The mental load is the invisible work of running a household. It’s not the dishes or the laundry that get noticed, but everything sitting behind them: remembering appointments, planning meals, keeping track of school notices, buying birthday gifts, and noticing when something is about to run out before it actually does. It’s the ongoing mental checklist that rarely stops.

In most households, that work isn’t split evenly. Time-use surveys across OECD countries consistently show women doing more unpaid domestic work overall, often around 60–70% depending on household structure and life stage. The gap is smaller for physical chores, but wider when it comes to planning, coordination and childcare organisation – the parts of home life that require constant forward thinking rather than visible effort.

In data from Stats NZ, women still spend more time per day on unpaid work than men, even as the gap has narrowed over recent decades with higher workforce participation. What hasn’t narrowed as clearly is the type of work being done.

Research suggests the imbalance is most pronounced not in decision-making itself, but in what comes before it. Women are more likely to carry the responsibility of anticipating needs and identifying options, while the act of making the final decision is often more evenly shared.

Men are more likely to contribute through defined tasks; women are more likely to carry the ongoing management layer that sits underneath them. That distinction matters because the mental load isn’t just extra work, it’s a different kind of work. It’s continuous, not scheduled. You don’t finish it in the same way you finish cleaning a room. It sits in the background, shifting from one responsibility to the next without a clear break.

That “background” work can also be understood as a form of cognitive labour: anticipating what needs to be done, identifying options, making decisions, and then monitoring follow-through. It’s often the early stages of that process – the thinking ahead and keeping track – that create the most persistent load.

Over time, that constant tracking and anticipating becomes draining in a way that’s hard to explain, even within the relationship itself.

A recurring frustration in conversations around it isn’t a lack of help, but the need to ask for help in the first place. One person becomes the default manager of the household: the one who notices what needs doing, when it needs doing, and how everything fits together. Even when responsibilities are shared, the “thinking ahead” layer often isn’t, and that’s where imbalance tends to show most clearly.

This imbalance is often reinforced by the structure of roles within the household. Once one partner becomes the organiser, that pattern tends to self-reinforce over time. Tasks may be shared, but responsibility for coordination remains anchored to the same person unless it is deliberately redistributed.

It’s often described as a role problem rather than a task problem. Once one partner becomes the organiser, the pattern tends to stick unless it is deliberately changed. It’s not just about splitting chores more evenly, but about who holds decision-making responsibility for entire parts of household life.

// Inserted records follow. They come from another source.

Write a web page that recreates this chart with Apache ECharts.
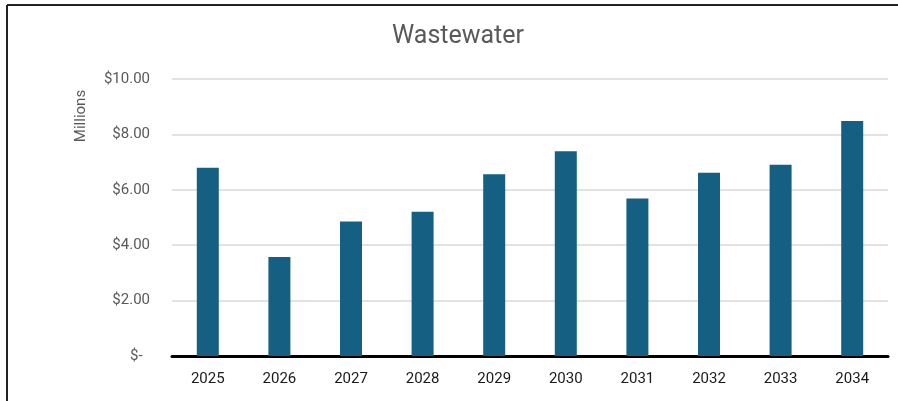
<!DOCTYPE html>
<html>
<head>
<meta charset="utf-8">
<script src="https://cdn.jsdelivr.net/npm/echarts@6/dist/echarts.min.js"></script>
<style>
html,body{margin:0;padding:0;background:#fff;}
#c{width:898px;height:401px;}
</style>
</head>
<body>
<div id="c"></div>
<script>
const title = 'Wastewater';
const years = ['2025','2026','2027','2028','2029','2030','2031','2032','2033','2034'];
const values = [6.80, 3.57, 4.86, 5.21, 6.56, 7.39, 5.69, 6.62, 6.90, 8.48];
const yTicks = [0, 2, 4, 6, 8, 10];

const chart = echarts.init(document.getElementById('c'), null, {renderer:'canvas'});
chart.setOption({
  animation: false,
  backgroundColor: '#fff',
  title: {
    text: title, left: 392, top: 24, padding: 0,
    textStyle: {fontFamily: 'Roboto', fontSize: 25, fontWeight: 'normal', color: '#595959'}
  },
  graphic: [
    {type:'line', shape:{x1:7, y1:5, x2:898, y2:5}, style:{stroke:'#222', lineWidth:2}},
    {type:'line', shape:{x1:7, y1:5, x2:7, y2:401}, style:{stroke:'#222', lineWidth:2}},
    {type:'text', x:81, y:116, rotation:Math.PI/2,
     style:{text:'Millions', fontFamily:'Roboto', fontSize:15, fill:'#595959', textAlign:'center', textVerticalAlign:'middle'}}
  ],
  grid: {left: 172, right: 10, top: 79, bottom: 45, containLabel: false},
  xAxis: {
    type: 'category', data: years,
    axisLine: {show: true, lineStyle: {color: '#000', width: 3}},
    axisTick: {show: false},
    axisLabel: {color: '#1a1a1a', fontFamily: 'Roboto', fontSize: 15, margin: 16}
  },
  yAxis: {
    type: 'value', min: yTicks[0], max: yTicks[yTicks.length-1], interval: 2,
    axisLine: {show: false}, axisTick: {show: false},
    splitLine: {lineStyle: {color: '#d9d9d9', width: 1.5}},
    axisLabel: {
      color: '#595959', fontFamily: 'Roboto', fontSize: 15, margin: 22,
      formatter: v => v === 0 ? '$-  ' : '$' + v.toFixed(2)
    }
  },
  series: [{
    type: 'bar', data: values, barWidth: 22,
    itemStyle: {color: '#156082'}
  }]
});
</script>
</body>
</html>
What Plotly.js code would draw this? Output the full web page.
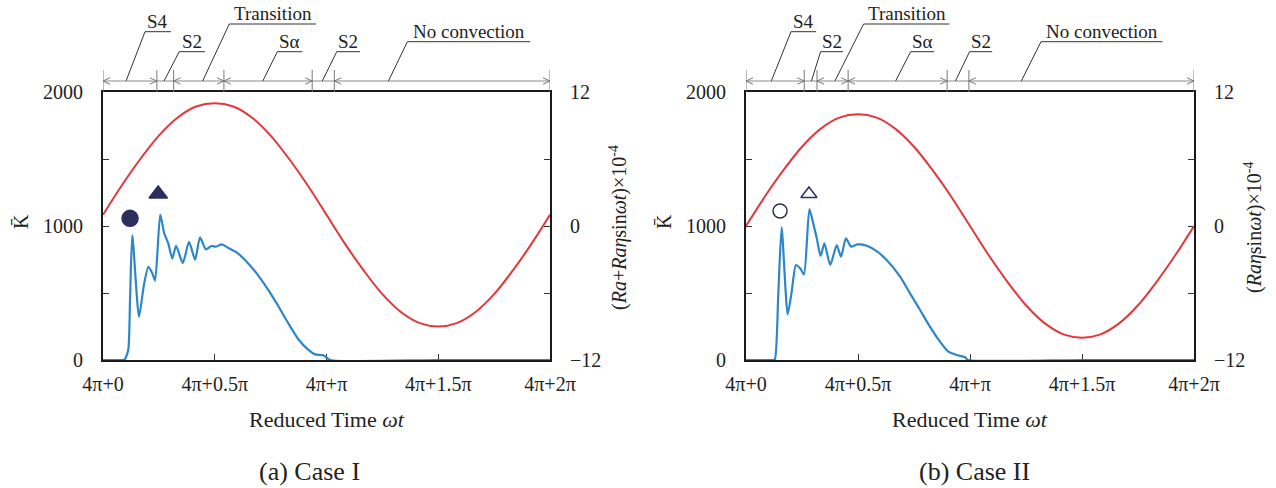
<!DOCTYPE html>
<html>
<head>
<meta charset="utf-8">
<script src="https://cdn.plot.ly/plotly-3.0.1.min.js"></script>
<style>
  html, body { margin: 0; padding: 0; background: #fff; }
  #chart { width: 1276px; height: 488px; }
</style>
</head>
<body>
<div id="chart"></div>
<script>
// Reduced time within one forcing period, in units of pi (4π + phase·π)
const phaseGrid = [0, 0.083, 0.167, 0.25, 0.333, 0.417, 0.5, 0.583, 0.667, 0.75, 0.833, 0.917,
  1, 1.083, 1.167, 1.25, 1.333, 1.417, 1.5, 1.583, 1.667, 1.75, 1.833, 1.917, 2];

// Forcing (×10^4): Case I = Ra + Raη·sin ωt, Case II = Raη·sin ωt
const forcingCaseI = [1.0, 3.6, 6.0, 8.1, 9.7, 10.7, 11.0, 10.7, 9.7, 8.1, 6.0, 3.6,
  1.0, -1.6, -4.0, -6.1, -7.7, -8.7, -9.0, -8.7, -7.7, -6.1, -4.0, -1.6, 1.0];
const forcingCaseII = [0, 2.6, 5.0, 7.1, 8.7, 9.7, 10.0, 9.7, 8.7, 7.1, 5.0, 2.6,
  0, -2.6, -5.0, -7.1, -8.7, -9.7, -10.0, -9.7, -8.7, -7.1, -5.0, -2.6, 0];

// Mean kinetic energy K̄, Case I
const phaseKCaseI = [0, 0.09, 0.098, 0.113, 0.121, 0.131, 0.161, 0.183, 0.203, 0.22, 0.233,
  0.256, 0.274, 0.292, 0.310, 0.327, 0.357, 0.385, 0.412, 0.434, 0.460, 0.486, 0.506,
  0.531, 0.561, 0.598, 0.650, 0.695, 0.740, 0.780, 0.829, 0.874, 0.919, 0.949, 0.986,
  1.016, 1.5, 2];
const kCaseI = [0, 0, 5, 75, 448, 933, 323, 560, 696, 650, 592,
  1085, 945, 870, 757, 851, 724, 882, 748, 915, 826, 851, 846,
  863, 836, 803, 721, 630, 522, 415, 274, 155, 75, 42, 35,
  0, 0, 0];

// Mean kinetic energy K̄, Case II
const phaseKCaseII = [0, 0.12, 0.129, 0.144, 0.159, 0.186, 0.204, 0.223, 0.244, 0.259,
  0.283, 0.300, 0.316, 0.333, 0.350, 0.376, 0.405, 0.424, 0.446, 0.469, 0.497, 0.539,
  0.583, 0.628, 0.688, 0.732, 0.777, 0.821, 0.866, 0.903, 0.941, 0.978, 0.992, 1.5, 2];
const kCaseII = [0, 0, 5, 485, 990, 341, 510, 709, 679, 639,
  1127, 1020, 908, 776, 871, 709, 858, 771, 908, 846, 863, 853,
  813, 746, 622, 498, 373, 249, 137, 62, 37, 20, 0, 0, 0];

// Event markers (phase, K̄): first burst and second burst
const burstOneCaseI = [0.121, 1057];
const burstTwoCaseI = [0.247, 1239];
const burstOneCaseII = [0.152, 1112];
const burstTwoCaseII = [0.281, 1239];

// Flow regimes along the period
const stageNames = ['S4', 'S2', 'Transition', 'Sα', 'S2', 'No convection'];
const stageBoundsCaseI = [0, 0.241, 0.316, 0.541, 0.936, 1.035, 2];
const stageBoundsCaseII = [0, 0.260, 0.317, 0.456, 0.898, 0.995, 2];

// Axis tick labels
const xTickVals = [0, 0.5, 1, 1.5, 2];
const xTickText = ['4π+0', '4π+0.5π', '4π+π', '4π+1.5π', '4π+2π'];
const kTickVals = [0, 1000, 2000];
const fTickVals = [-12, 0, 12];

// ---- drawing ----
const W = 1276, H = 488;
const FONT = '"Liberation Serif", "Times New Roman", serif';
const BLUE = '#2c87c9';
const RED = '#e4363d';
const NAVY = '#2c2e5c';
const INK = '#222';
const px = v => v / W;          // pixel column -> paper x
const py = v => 1 - v / H;      // pixel row -> paper y
const font = size => ({ family: FONT, size: size, color: INK });

const plotTop = 92, plotBottom = 360;
const panels = [
  { x: 'x', y: 'y', y2: 'y2', left: 103, right: 550,
    k: [phaseKCaseI, kCaseI], f: forcingCaseI, bounds: stageBoundsCaseI,
    m1: burstOneCaseI, m2: burstTwoCaseI, open: false,
    fTitle: '(<i>Ra</i>+<i>Ra</i><i>η</i>sin<i>ωt</i>)×10<sup>-4</sup>',
    caption: '(a) Case I', captionX: 309, kTitleX: 21, fTitleX: 619,
    // leader geometry per stage: [foot, elbow, end] in phase units, underline row in px
    leaders: [[0.103, 0.188, 0.304, 31.7], [0.273, 0.341, 0.456, 51.7], [0.446, 0.565, 0.953, 24],
              [0.715, 0.780, 0.892, 51.7], [0.981, 1.046, 1.150, 51.7], [1.277, 1.362, 1.911, 41.7]] },
  { x: 'x2', y: 'y3', y2: 'y4', left: 746, right: 1194,
    k: [phaseKCaseII, kCaseII], f: forcingCaseII, bounds: stageBoundsCaseII,
    m1: burstOneCaseII, m2: burstTwoCaseII, open: true,
    fTitle: '(<i>Ra</i><i>η</i>sin<i>ωt</i>)×10<sup>-4</sup>',
    caption: '(b) Case II', captionX: 974, kTitleX: 664, fTitleX: 1254,
    leaders: [[0.113, 0.201, 0.313, 31.7], [0.292, 0.333, 0.433, 51.7], [0.397, 0.525, 0.908, 24],
              [0.668, 0.735, 0.839, 51.7], [0.935, 0.998, 1.099, 51.7], [1.229, 1.317, 1.859, 41.7]] }
];
const stageArrows = [true, false, true, true, false, true];

const traces = [];
const shapes = [];
const annotations = [];
const layout = {
  width: W, height: H,
  margin: { l: 0, r: 0, t: 0, b: 0 },
  paper_bgcolor: '#fff', plot_bgcolor: '#fff',
  showlegend: false,
  font: font(20)
};

const axisName = id => id.replace(/^([xy])(\d*)$/, (m, a, n) => a + 'axis' + n);
const text = (x, y, t, size, extra) => Object.assign({
  xref: 'paper', yref: 'paper', x: x, y: y, text: t, showarrow: false,
  xanchor: 'center', yanchor: 'middle', font: font(size)
}, extra || {});

panels.forEach(p => {
  const dom = [px(p.left), px(p.right)];
  const yDom = [py(plotBottom), py(plotTop)];
  const phasePerPx = 2 / (p.right - p.left);
  const common = {
    ticks: 'inside', ticklen: 6, tickcolor: '#333', tickwidth: 1,
    showline: true, linecolor: '#1a1a1a', linewidth: 2,
    showgrid: false, zeroline: false, layer: 'below traces',
    tickfont: font(20)
  };
  const minor = step => ({ dtick: step, tick0: 0, ticks: 'inside', ticklen: 6,
    tickcolor: '#333', tickwidth: 1, showgrid: false });

  layout[axisName(p.x)] = Object.assign({}, common, {
    domain: dom, range: [0, 2], anchor: p.y, mirror: true,
    tickvals: xTickVals, ticktext: xTickText, ticklabelstandoff: 5
  });
  layout[axisName(p.y)] = Object.assign({}, common, {
    domain: yDom, range: [0, 2000], anchor: p.x,
    tickmode: 'array', tickvals: kTickVals, minor: minor(500), ticklabelstandoff: 14
  });
  layout[axisName(p.y2)] = Object.assign({}, common, {
    overlaying: p.y, side: 'right', anchor: p.x, range: [-12, 12],
    tickmode: 'array', tickvals: fTickVals, minor: minor(6), ticklabelstandoff: 14
  });

  // forcing curve
  traces.push({
    x: phaseGrid, y: p.f, xaxis: p.x, yaxis: p.y2, type: 'scatter', mode: 'lines',
    line: { color: RED, width: 2, shape: 'spline', smoothing: 1 }, hoverinfo: 'skip'
  });
  // kinetic energy
  traces.push({
    x: p.k[0], y: p.k[1], xaxis: p.x, yaxis: p.y, type: 'scatter', mode: 'lines',
    line: { color: BLUE, width: 2.2, shape: 'spline', smoothing: 0.6 }, cliponaxis: false,
    hoverinfo: 'skip'
  });
  // burst markers
  traces.push({
    x: [p.m1[0]], y: [p.m1[1]], xaxis: p.x, yaxis: p.y, type: 'scatter', mode: 'markers',
    marker: { symbol: p.open ? 'circle-open' : 'circle', size: p.open ? 14 : 16, color: NAVY,
              line: { color: NAVY, width: 1.5 } }, hoverinfo: 'skip'
  });
  traces.push({
    x: [p.m2[0]], y: [p.m2[1]], xaxis: p.x, yaxis: p.y, type: 'scatter', mode: 'markers',
    marker: { symbol: p.open ? 'triangle-up-open' : 'triangle-up', size: p.open ? 14 : 16, color: NAVY,
              line: { color: NAVY, width: 1.5 } }, hoverinfo: 'skip'
  });

  // regime bar above the plot
  const arrowRow = 81, tickTop = 70;
  const headLen = 7 * phasePerPx, headHalf = 3.2 / H;
  const yA = py(arrowRow);
  shapes.push({ type: 'line', xref: p.x, yref: 'paper', x0: 0, x1: 2,
    y0: yA, y1: yA, line: { color: '#8a8a8a', width: 1 } });
  p.bounds.forEach(b => {
    shapes.push({ type: 'line', xref: p.x, yref: 'paper', x0: b, x1: b,
      y0: py(plotTop), y1: py(tickTop), line: { color: '#777', width: 1 } });
  });
  stageNames.forEach((name, i) => {
    const a = p.bounds[i], b = p.bounds[i + 1];
    if (stageArrows[i]) {
      [[a, 1], [b, -1]].forEach(([tip, dir]) => {
        const back = tip + dir * headLen;
        shapes.push({ type: 'path', xref: p.x, yref: 'paper',
          path: `M ${back},${yA + headHalf} L ${tip},${yA} L ${back},${yA - headHalf}`,
          line: { color: '#777', width: 1 } });
      });
    }
    const [foot, elbow, end, row] = p.leaders[i];
    shapes.push({ type: 'line', xref: p.x, yref: 'paper', x0: foot, x1: elbow,
      y0: yA, y1: py(row), line: { color: '#333', width: 1 } });
    shapes.push({ type: 'line', xref: p.x, yref: 'paper', x0: elbow, x1: end,
      y0: py(row), y1: py(row), line: { color: '#333', width: 1 } });
    annotations.push({
      xref: p.x, yref: 'paper', x: (elbow + end) / 2, y: py(row),
      xanchor: 'center', yanchor: 'bottom',
      text: name, showarrow: false, yshift: -2, font: font(19)
    });
  });

  // axis titles and caption
  annotations.push(text(px(p.kTitleX), py(222), 'K\u0304', 20, { textangle: -90 }));
  annotations.push(text(px(p.fTitleX), py(228), p.fTitle, 20, { textangle: -90 }));
  annotations.push(text((dom[0] + dom[1]) / 2, py(419), 'Reduced Time <i>ωt</i>', 22));
  annotations.push(text(px(p.captionX), py(471), p.caption, 26));
});

layout.shapes = shapes;
layout.annotations = annotations;

Plotly.newPlot('chart', traces, layout, { displayModeBar: false, staticPlot: true });
</script>
</body>
</html>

Mental load also includes an emotional layer, where one partner manages not just tasks but the emotional impact of decisions on others. This can include anticipating reactions, smoothing tension, and absorbing stress within the household system.

There has, however, been a gradual shift in how some couples approach this. The households that tend to manage better are usually the ones where responsibility is owned rather than delegated. Instead of one partner asking the other to help with individual tasks, each person takes full charge of certain areas: school admin, meals, finances, or household logistics. That removes the constant checking-in and spreads the cognitive responsibility more evenly.

Even when couples attempt to split responsibility, it doesn’t always stay evenly distributed. If something goes wrong, the original organiser often ends up stepping back in, because accountability tends to revert to the person who was managing it first. That risk of failure quietly pulls the mental load back into the same hands.

Men’s involvement in cognitive household work can also be shaped by access to informal parenting networks and information flows, which are often more mother-centric. This can limit opportunities to share or take on the organisational load more fully.

Research into family dynamics supports this. When roles are clearly defined, couples tend to report lower stress and fewer disputes about fairness. When roles are vague, even small tasks can become friction points, not because of the task itself, but because the planning behind it is still sitting with one person.

Technology has helped at the edges, shared calendars, reminders, grocery apps, but it doesn’t change ownership. If one person is still managing the system, the load remains uneven.

A useful way to understand the mental load is as a form of household project management. It involves coordinating people, timelines, and resources, not just completing individual chores as they arise.

At its core, the mental load isn’t about who cares more or who is doing more on the surface. It’s about who is carrying the responsibility for remembering, organising and anticipating everything that keeps daily life moving. And while awareness of it has grown, the distribution of that invisible work is still, in many households, far from equal.